Mindfulness Can Help You Control Your Own Economic Power
Mindfulness isn’t just for rich people.
It’s easy for your mental health to take a deep dive during these times, but one way to help is by practicing mindfulness—a meditative practice that can not only ease your mind, but also in theory, help you financially.
Mindfulness isn’t some new hipster trend. It’s actually a practice that, according to Nerd Wallet, many successful investors and entrepreneurs use to help them make better financial decisions. It allows you to focus on the present and move forward towards positive change.
So when you really think about it, mindfulness can make you become a better steward of your money.
So how do you practice mindfulness and how does this relate to finances? It’s as easy as changing the way you talk about money in your day to day conversations.
We’ve all heard the phrases—“Did you hear about so and so? She got a promotion at work and now she thinks she’s better than us,” or “put that down Mija, that’s for rich people,” and my all-time favorite one “Did you hear fulanita bought a new Mercedes? Hay que come-mierda!” These and many other phrases may seem harmless at the moment, but actually have the potential to negatively impact our relationship with money as adults.
Latinxs can begin to change how we talk about money in our homes by practicing a few basic steps.
Identify your triggers
Does the thought of budgeting make you want to break down in tears? Why is that? In a recent Headspace article, financial psychologist Brad Klontz suggests asking yourself the following questions:
“What three things did your mother or your abuelita teach you about money? Maybe they told you que “El dinero es del Diablo!”

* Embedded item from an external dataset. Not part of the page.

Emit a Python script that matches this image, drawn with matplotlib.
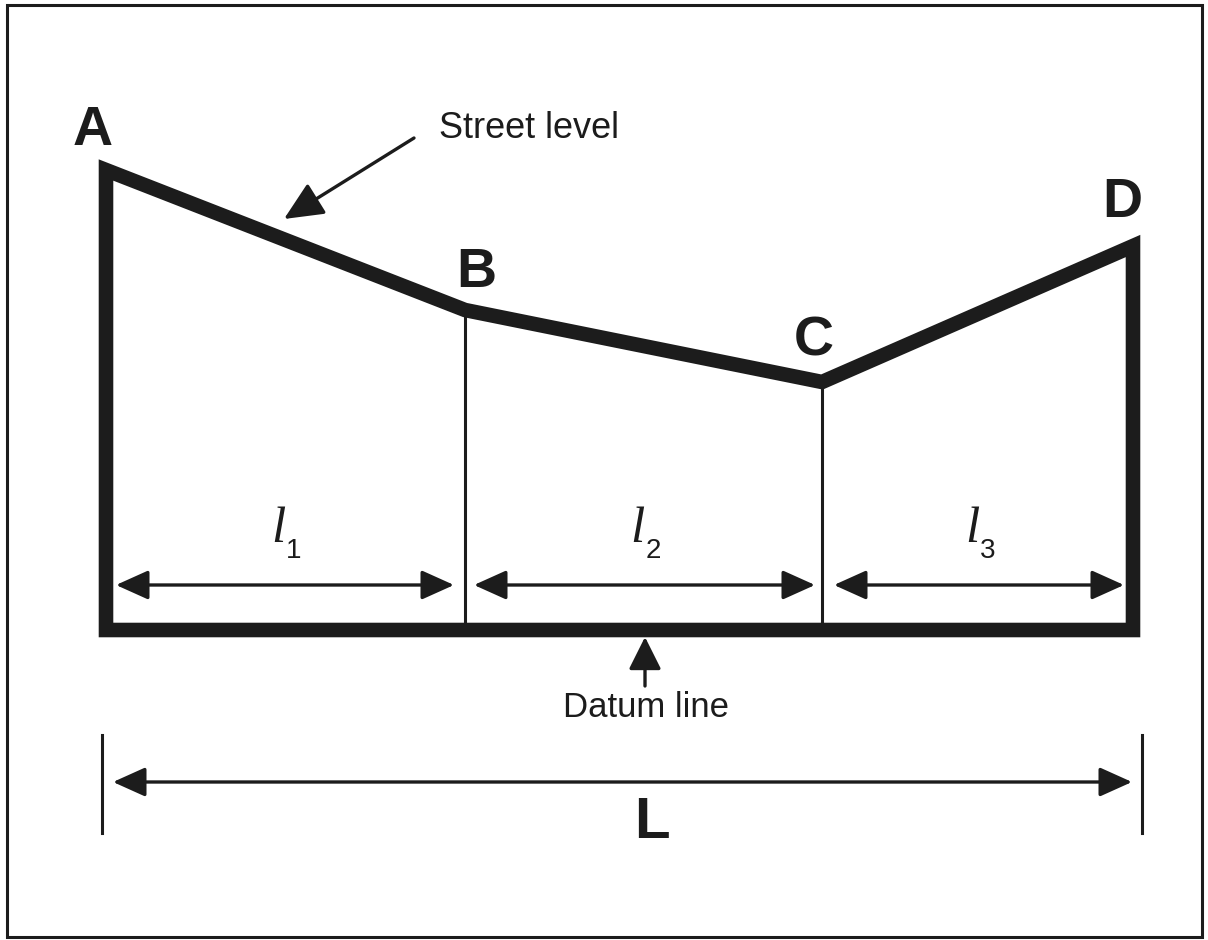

What three things did your father teach you about money? Maybe he said que “No te hagas una nueva rica!”
What’s your most painful financial experience? Your most joyful financial experience? What are your biggest financial fears? The answers to these questions will help you get to the root of the problem.
Change your negative self-talk!
Financial advisor Claudia Rivas suggests that we begin with small changes. Instead of saying, ‘I could never afford that,” change it to, “What steps do I need to take so that I can afford that one day?” When we change our defeated vocabulary to a more active and uplifting one it allows us to associate our stressors with positive feelings and emotions.
You don’t have to sit cross-legged and chant all day. You can practice simple breathing exercises or download a guided meditation app, or join a free meditation or mindfulness class online. Mindfulness doesn’t have to be intimidating. We can begin to incorporate it into our daily routine.
Does this sound like something you’d be willing to try? We’ll give you a challenge. Try one of the methods of mindfulness this week consistently (don’t just do it once and think it didn’t work!) It’s just like a muscle, the more you do it the stronger you get.
Investing in yourself, particularly in your mind, will help you take the right steps towards financial freedom, we promise!